My daughter had been out of school for exactly seven days before I received my first brochure in the mail hawking back to school supplies. Seven days. I barely had enough time to air out her lunchbox and wash all of her water bottles before TRU, Land’s End, and L.L. Bean started stuffing my mail box with glossy pictures of next season’s items. I went into Staples the other day and had to wind my way around display after display of heavily discounted crayons, scissors, markers, and pens. In a quick stop at Hallmark, I was dumb enough to ask why an entire section was covered in Christmas paper only to be dumbstruck by the response that they are going to unveil their entire line of Christmas ornaments this coming Saturday.
Which leads me to the obvious question, who is buying these products?
There has to be a reason that Hallmark is trying to sell Christmas in July, or Staples is trying to hustle Crayola in June. But surely, it can’t be based on customer demand, right? Does anyone need to decorate a tree in summer? Can you get a cut pine without getting arrested? Honestly, I applaud the person who can make these purchases and actually put them away until the time is ready to use them. I am not that person. I assure you, if I bought an ornament any earlier than November, I would find it months later, still in its bag, probably crushed to bits. The same would happen with pre-bought school supplies. I would stash them someplace the kids couldn’t find them and lose them forever.
Which brings us right back around to wondering who is doing the purchasing? I swear, back when I was a kid, this shit came out in-season. School supplies didn’t hit stores until the first checks were due for school tuitions. (Don’t get me started on all the college junk for sale. Where was Target when I was in school, eh?) Halloween decorations didn’t come in until school supplies went out. No one had Thanksgiving decorations (thankfully, since those little Pilgrims make me twitch), and Christmas decorations only arrived once all the last of the Halloween stuff went out. It also seemed to be a more gradual end. I remember having to go to Walgreens the day before school started because on the day of, everything would be back to regular price. Still in the store mind you, just no longer on sale.
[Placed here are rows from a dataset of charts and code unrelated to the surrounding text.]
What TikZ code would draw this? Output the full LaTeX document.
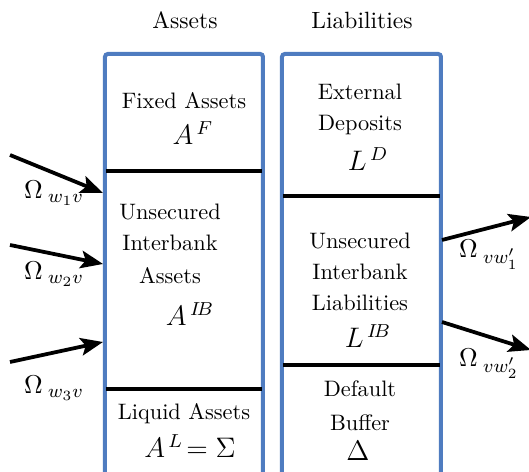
\documentclass[tikz,border=0pt]{standalone}
\usetikzlibrary{arrows.meta}
\definecolor{boxblue}{RGB}{79,124,192}
\tikzset{
  px/.style={x=0.425pt,y=-0.425pt},
  txt/.style={inner sep=0pt,font=\fontsize{9.5}{11}\selectfont},
  mth/.style={inner sep=0pt,font=\fontsize{12}{14}\selectfont},
  ttl/.style={inner sep=0pt,font=\fontsize{10}{12}\selectfont},
  lbl/.style={inner sep=0pt,font=\fontsize{11.3}{13}\selectfont},
  sheet/.style={draw=boxblue,line width=1.7pt,rounded corners=1.2pt},
  divider/.style={draw=black,line width=1.5pt},
  flow/.style={draw=black,line width=1.6pt,-{Stealth[length=9.5pt,width=7.5pt,inset=2pt]}}
}
\begin{document}
\begin{tikzpicture}[px]
\useasboundingbox (0,0) rectangle (529,472);
\clip (0,0) rectangle (529,472);
% titles
\node[ttl] (tA) at (185,20) {Assets};
\node[ttl] (tL) at (362,20) {Liabilities};
% boxes
\draw[sheet] (105,490) -- (105,54) -- (263,54) -- (263,490);
\draw[sheet] (282,490) -- (282,54) -- (441,54) -- (441,490);
% dividers
\coordinate (a1l) at (106,171); \coordinate (a1r) at (262,171);
\coordinate (a2l) at (106,389); \coordinate (a2r) at (262,389);
\coordinate (l1l) at (283,196); \coordinate (l1r) at (440,196);
\coordinate (l2l) at (283,365); \coordinate (l2r) at (440,365);
\draw[divider] (a1l) -- (a1r);
\draw[divider] (a2l) -- (a2r);
\draw[divider] (l1l) -- (l1r);
\draw[divider] (l2l) -- (l2r);
% asset texts
\node[txt] (fa) at (184,101) {Fixed Assets};
\node[mth] (af) at (193,133) {$A^{\,F}$};
\node[txt] (u1) at (170,212) {Unsecured};
\node[txt] (i1) at (170,243) {Interbank};
\node[txt] (as1) at (170,276) {Assets};
\node[mth] (aib) at (190,314) {$A^{\,I\!B}$};
\node[txt] (la) at (184,414) {Liquid Assets};
\node[mth] (al) at (190,446) {$A^{\,L}\!=\Sigma$};
% liability texts
\node[txt] (ex) at (360,92) {External};
\node[txt] (de) at (360,125) {Deposits};
\node[mth] (ld) at (368,159) {$L^{\,D}$};
\node[txt] (u2) at (360,241) {Unsecured};
\node[txt] (i2) at (360,272) {Interbank};
\node[txt] (li) at (360,303) {Liabilities};
\node[mth] (lib) at (368,336) {$L^{\,I\!B}$};
\node[txt] (df) at (360,389) {Default};
\node[txt] (bu) at (360,423) {Buffer};
\node[mth] (dl) at (358,451) {$\Delta$};
% arrows
\coordinate (s1) at (10,155); \coordinate (e1) at (103,193);
\coordinate (s2) at (10,245); \coordinate (e2) at (103,264);
\coordinate (s3) at (10,362); \coordinate (e3) at (103,342);
\coordinate (s4) at (442,240); \coordinate (e4) at (531,217);
\coordinate (s5) at (442,322); \coordinate (e5) at (531,350);
\draw[flow] (s1) -- (e1);
\draw[flow] (s2) -- (e2);
\draw[flow] (s3) -- (e3);
\draw[flow] (s4) -- (e4);
\draw[flow] (s5) -- (e5);
% labels
\node[lbl] (o1) at (54,193) {$\Omega_{\;w_1v}$};
\node[lbl] (o2) at (54,274) {$\Omega_{\;w_2v}$};
\node[lbl] (o3) at (54,388) {$\Omega_{\;w_3v}$};
\node[lbl] (o4) at (489,255) {$\Omega_{\;vw'_1}$};
\node[lbl] (o5) at (489,364) {$\Omega_{\;vw'_2}$};
\end{tikzpicture}
\end{document}
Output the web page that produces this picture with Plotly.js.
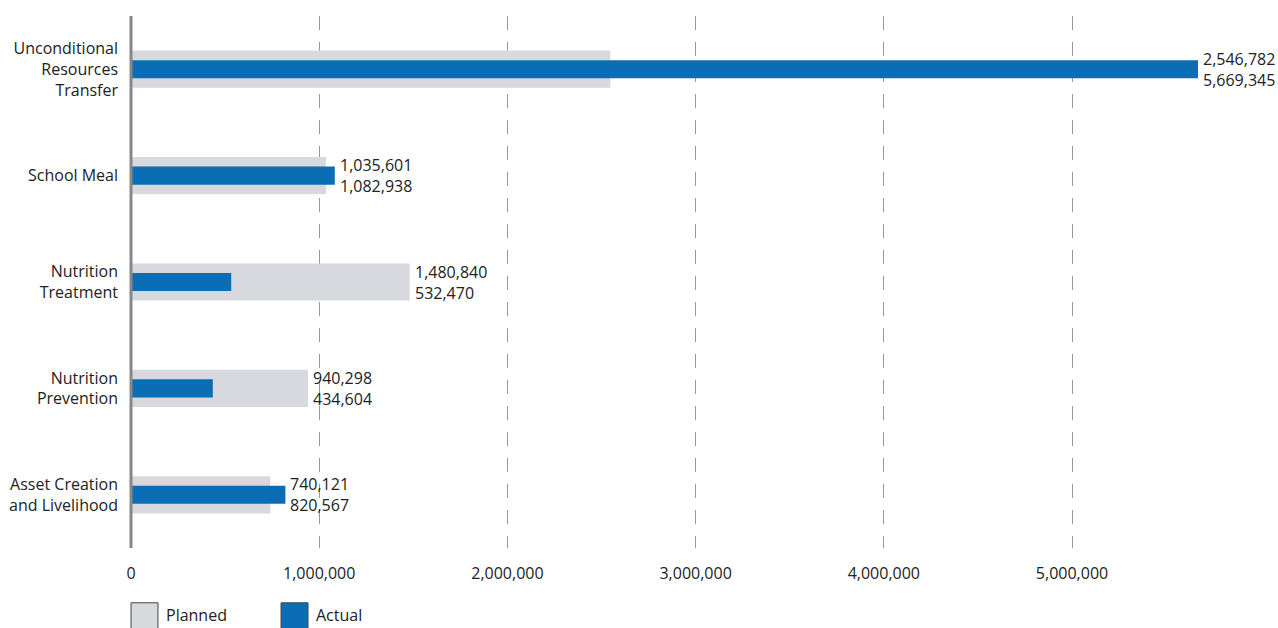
<!DOCTYPE html>
<html>
<head>
<meta charset="utf-8">
<script src="https://cdn.plot.ly/plotly-3.0.1.min.js"></script>
<style>html,body{margin:0;padding:0;background:#fff;}#chart{width:1278px;height:628px;}</style>
</head>
<body>
<div id="chart"></div>
<script>
const categories = ["Unconditional<br>Resources<br>Transfer", "School Meal", "Nutrition<br>Treatment", "Nutrition<br>Prevention", "Asset Creation<br>and Livelihood"];
const planned = [2546782, 1035601, 1480840, 940298, 740121];
const actual = [5669345, 1082938, 532470, 434604, 820567];
const tickVals = [0, 1000000, 2000000, 3000000, 4000000, 5000000];
const tickText = ["0", "1,000,000", "2,000,000", "3,000,000", "4,000,000", "5,000,000"];
const seriesNames = ["Planned", "Actual"];

const fmt = v => v.toLocaleString("en-US");
const font = "'Open Sans', sans-serif";
const gray = "#D8D9DE", blue = "#0B6EB4";
const fs = 16;

const traces = [
  {type: "bar", orientation: "h", y: categories, x: planned, name: seriesNames[0], width: 0.35,
   marker: {color: gray}, hoverinfo: "x"},
  {type: "bar", orientation: "h", y: categories, x: actual, name: seriesNames[1], width: 0.17,
   marker: {color: blue}, hoverinfo: "x"}
];

const annotations = categories.map((c, i) => ({
  x: Math.max(planned[i], actual[i]), y: c, xref: "x", yref: "y",
  text: fmt(planned[i]) + "<br>" + fmt(actual[i]),
  showarrow: false, xanchor: "left", yanchor: "middle", xshift: 4, align: "left",
  borderpad: 0, font: {family: font, size: fs, color: "#222"}
}));

// legend drawn manually
const shapes = [
  {type: "rect", xref: "paper", yref: "paper", x0: 0, x1: 0.0253, y0: -0.103, y1: -0.154,
   fillcolor: gray, line: {color: "#444", width: 1}},
  {type: "rect", xref: "paper", yref: "paper", x0: 0.1406, x1: 0.1659, y0: -0.103, y1: -0.154,
   fillcolor: blue, line: {color: "#444", width: 1}}
];
annotations.push(
  {xref: "paper", yref: "paper", x: 0.031, y: -0.126, text: seriesNames[0], showarrow: false,
   xanchor: "left", yanchor: "middle", font: {family: font, size: fs, color: "#222"}},
  {xref: "paper", yref: "paper", x: 0.1716, y: -0.126, text: seriesNames[1], showarrow: false,
   xanchor: "left", yanchor: "middle", font: {family: font, size: fs, color: "#222"}}
);

const layout = {
  width: 1278, height: 628,
  margin: {l: 131, r: 80, t: 16, b: 80},
  paper_bgcolor: "#fff", plot_bgcolor: "#fff",
  barmode: "overlay",
  showlegend: false,
  font: {family: font, size: fs, color: "#222"},
  xaxis: {
    range: [0, 5669345], tickvals: tickVals, ticktext: tickText,
    showgrid: true, gridcolor: "#999", gridwidth: 1, griddash: "14px,12px",
    zeroline: false, showline: false, ticks: "",
    tickfont: {family: font, size: fs, color: "#222"}, ticklabelstandoff: 14
  },
  yaxis: {
    type: "category", range: [4.5, -0.5], showgrid: false, zeroline: false,
    showline: false, ticks: "", ticklabelstandoff: 12,
    tickfont: {family: font, size: fs, color: "#222"}
  },
  shapes: shapes.concat([
    {type: "line", xref: "paper", yref: "paper", x0: 0, x1: 0, y0: 0, y1: 1,
     line: {color: "#888", width: 3}}
  ]),
  annotations: annotations
};

Plotly.newPlot("chart", traces, layout, {displayModeBar: false, staticPlot: true});
</script>
</body>
</html>
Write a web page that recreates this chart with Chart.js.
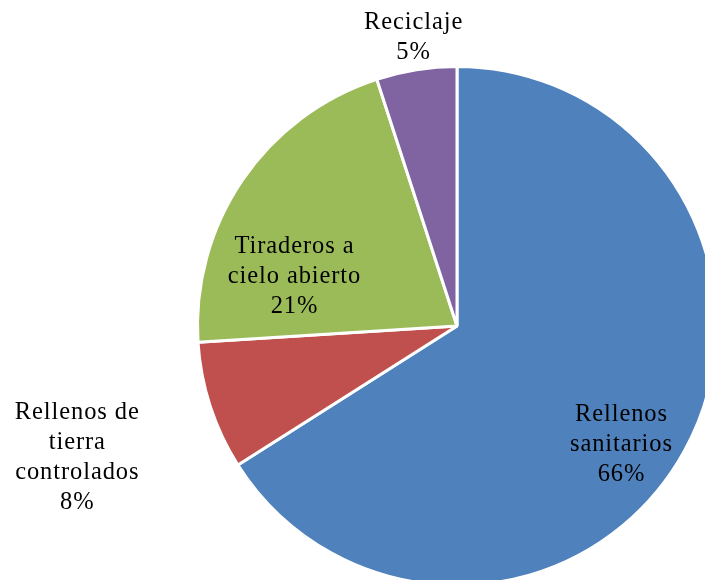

Everything wasn’t yanked at midnight on October 31st or December 25th. I was in charge of the Valentine craft for my son’s preschool class this year and was had to scramble to purchase the last two craft kits, at 75 percent discount, a full two weeks before February 14th. What’s up with that? What is the rush to jump right into the next holiday before we get a chance to enjoy the previous one?
If I ran the world, beyond switching the health benefits of sugar and vegetables, I would force stores to produce items only in season. If food should only be eaten in season for the best flavor, the same should be said for swing sets, and snow suits, and knee-high boots. Surely, if you only sold Christmas ornaments say between Black Friday and Boxing Day, you would build more of a demand for the product? If you kept everything full price, but only out for a limited time, instead of out for a long period of time, but discounted, you would make more money? I have the brain of an English major and my only retail experience is in book stores, but there has to be a better way to bring demand than to encourage excessive supply. I don’t want to have to buy my kid’s Halloween costume by Labor Day because it won’t be in stock by Columbus Day and spend the intervening time praying the kid doesn’t change her mind. I want to shop to the calendar – I want to buy shorts in July and a coat in February, not vice versa.
At some point, jumping the seasons is going to jump the shark and those will be happy days indeed.